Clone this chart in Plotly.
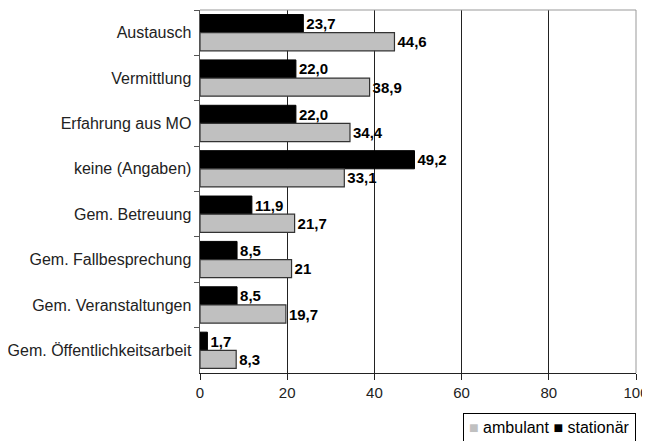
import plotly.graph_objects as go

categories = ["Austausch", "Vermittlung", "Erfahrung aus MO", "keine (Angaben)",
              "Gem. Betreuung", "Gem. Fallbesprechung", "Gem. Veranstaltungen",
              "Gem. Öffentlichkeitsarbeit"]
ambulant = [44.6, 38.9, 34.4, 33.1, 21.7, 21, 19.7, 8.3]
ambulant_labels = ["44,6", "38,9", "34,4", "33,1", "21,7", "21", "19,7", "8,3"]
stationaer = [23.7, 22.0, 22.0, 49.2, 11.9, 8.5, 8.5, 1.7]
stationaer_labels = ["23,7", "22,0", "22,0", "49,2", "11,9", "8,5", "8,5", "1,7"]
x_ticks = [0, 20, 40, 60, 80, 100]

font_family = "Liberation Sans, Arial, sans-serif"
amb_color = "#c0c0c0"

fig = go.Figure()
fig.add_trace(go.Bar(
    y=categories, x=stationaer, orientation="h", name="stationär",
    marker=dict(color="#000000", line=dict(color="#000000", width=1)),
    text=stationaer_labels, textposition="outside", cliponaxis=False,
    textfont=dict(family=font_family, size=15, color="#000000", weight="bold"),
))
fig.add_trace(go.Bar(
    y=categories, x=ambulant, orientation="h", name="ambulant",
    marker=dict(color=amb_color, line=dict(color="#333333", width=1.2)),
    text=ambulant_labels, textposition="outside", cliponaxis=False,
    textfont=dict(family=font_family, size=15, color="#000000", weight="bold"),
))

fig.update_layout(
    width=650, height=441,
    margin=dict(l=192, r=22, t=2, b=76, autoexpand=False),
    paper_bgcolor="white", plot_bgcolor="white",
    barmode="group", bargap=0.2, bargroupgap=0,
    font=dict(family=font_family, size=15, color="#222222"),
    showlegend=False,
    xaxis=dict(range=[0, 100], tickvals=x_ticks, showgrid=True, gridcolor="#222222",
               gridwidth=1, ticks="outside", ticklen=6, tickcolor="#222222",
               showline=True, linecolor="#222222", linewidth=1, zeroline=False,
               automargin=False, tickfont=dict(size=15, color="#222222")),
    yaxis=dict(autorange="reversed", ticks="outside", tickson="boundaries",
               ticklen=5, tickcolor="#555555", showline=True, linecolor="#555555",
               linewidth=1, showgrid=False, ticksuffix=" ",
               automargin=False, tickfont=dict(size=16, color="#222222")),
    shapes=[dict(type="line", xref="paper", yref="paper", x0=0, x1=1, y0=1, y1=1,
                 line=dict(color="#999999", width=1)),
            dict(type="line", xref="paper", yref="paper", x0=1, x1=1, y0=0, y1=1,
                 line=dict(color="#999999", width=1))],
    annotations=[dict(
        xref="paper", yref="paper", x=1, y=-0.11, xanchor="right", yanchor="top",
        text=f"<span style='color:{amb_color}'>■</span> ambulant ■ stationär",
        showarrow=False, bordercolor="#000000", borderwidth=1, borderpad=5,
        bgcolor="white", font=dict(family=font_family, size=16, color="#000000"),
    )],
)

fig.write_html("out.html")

## Written exercise
Begin at the top of the material above and output each line exactly, stopping after the line that holds "x_ticks = [0, 20, 40, 60, 80, 100]". Leave out pictures.

## Worked solution
Clone this chart in Plotly.
import plotly.graph_objects as go

categories = ["Austausch", "Vermittlung", "Erfahrung aus MO", "keine (Angaben)",
              "Gem. Betreuung", "Gem. Fallbesprechung", "Gem. Veranstaltungen",
              "Gem. Öffentlichkeitsarbeit"]
ambulant = [44.6, 38.9, 34.4, 33.1, 21.7, 21, 19.7, 8.3]
ambulant_labels = ["44,6", "38,9", "34,4", "33,1", "21,7", "21", "19,7", "8,3"]
stationaer = [23.7, 22.0, 22.0, 49.2, 11.9, 8.5, 8.5, 1.7]
stationaer_labels = ["23,7", "22,0", "22,0", "49,2", "11,9", "8,5", "8,5", "1,7"]
x_ticks = [0, 20, 40, 60, 80, 100]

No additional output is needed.